Dışarıda deli dalgalar
Dünya piyasalarındaki satış dalgası bir tsunamiye dönüştü. ABD ekonomisinde durgunluk tehlikesinin artması ve Euro Bölgesi borç krizinin büyük ülkelere yayılması son aylarda küresel risk algısını zaten artırmıştı. Ancak geçtiğimiz hafta piyasaları asıl paniğe sürükleyen, G7 politika yapıcılarının küresel durgunluk riskine karşı çözüm bulmak için gerekli siyasi kararlılığa ve iktisadi güce sahip olmadıklarının anlaşılması oldu.

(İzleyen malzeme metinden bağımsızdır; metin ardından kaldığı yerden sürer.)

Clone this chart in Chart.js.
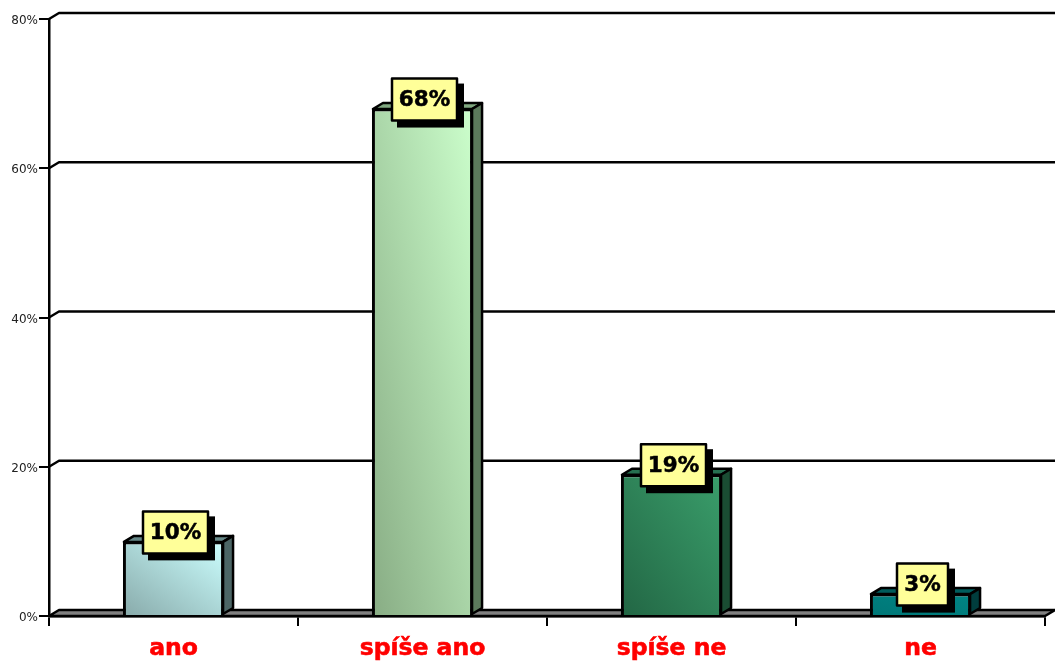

2008 yılında ABD ipotek piyasasından başlayarak, Avrupa bankacılık sistemine yayılan borç krizi G7 liderleri tarafından başlatılan ve eş anlı olarak uygulanan genişleyici maliye ve para politikalarıyla bastırıldı. Uygulanan politikalarla ekonomik büyüme uyarıldı, şirket karları beslendi, dünya piyasalarında kriz öncesi seviyelere ulaşan bir balon yaratıldı.
Ancak uygulanan politikalar gelişmiş ekonomilerin aşırı borçluluk sorununa ve gelişmekte olan ülkelere karşı verdikleri dış açığa çözüm bulamadı. Tam tersine bu ekonomilerdeki toplam borç miktarı daha da arttı.
Uygulanan genişleyici maliye politikaları ve özel kesimin borcunun bir kısmının kamu tarafından üstlenilmesi Euro Bölgesi'nde bazı ülkelerde borç yükünün ve risk priminin sürdürülemeyecek düzeye yükselmesine neden oldu.
Yunanistan ile başlayan kriz önce İrlanda ve Portekiz'e yayıldı. Son aylarda İspanya'nın borçlarını ödeyemeyeceğinden endişe edilmeye başlandı. Geçtiğimiz haftalarda ise borç krizi İtalya'yı vurarak tepe noktasına ulaştı.
Borç yükü makul seviyelerde olan veya özel konumu dolayısıyla düşük faizle borçlanabilen ülkelerin yönetimlerinin kendi tercihleri nedeniyle (Almanya) veya muhalefetin baskısıyla (ABD) maliye politikasını gevşetmekten kaçınmaları küresel riskleri artırdı. Son dönemde artan küresel riskler ve bozulan risk algısı karşısında G7 ülkelerinin elinde genişleyici para politikası dışında bir araç kalmadı.
Geçen hafta piyasalarda yaşanan satışların kendi kendini besleyen bir küresel krize dönmemesi için G7 liderlerinin hafta başında bir açıklama yapması bekleniyor. Borç dinamikleri konusunda biraz önce belirttiğim engeller nedeniyle söz konusu açıklama para politikasına odaklanmak zorunda.
Önümüzdeki dönemde ABD, Avrupa ve Japonya merkez bankalarının para musluklarını sonuna kadar açtıklarını göreceğiz. Daha önce beklentileri düşürücü yönde yapılan açıklamalara rağmen FED'in yeni bir miktarsal gevşemeye (QE3) gitmesi gündeme gelecek. Avrupa Merkez Bankası bankacılık sistemine verdiği kredileri artıracak. Parasının değer kazanmasından zaten şikayetçi olan Japonya Merkez Bankası piyasalara verdiği Yen miktarını artıracak.
Emtialarda ve gıda fiyatlarındaki artış nedeniyle enflasyon riskinin artması bu durumu değiştirmeyecek. Gelişmiş ülkelerdeki borç sorununun çözümü için enflasyonun yükselme riskine rağmen G3 merkez bankaları faiz oranlarını düşük tutularak ekonomiyi canlandırmaya ve borcu eritilmeye çalışılacak.
Alınacak önlemlerin ekonominin çarklarını hızlandırarak piyasalarda yeni bir yükselişi tetikleyeceğine emin değiliz. Amerika'da 1930'larda yaşanmış yada günümüzde Japonya'da halen devam eden bir likidite tuzağına yakalanılması riski hiçte az değil.
Bize ayrılan yerin sonuna geldiğimiz için dünya piyasalarındaki dalgalanmanın Türkiye'ye etkileri ve Merkez Bankası'nın aldığı önlemlerin ne derece yeterli olduğu haftaya kaldı.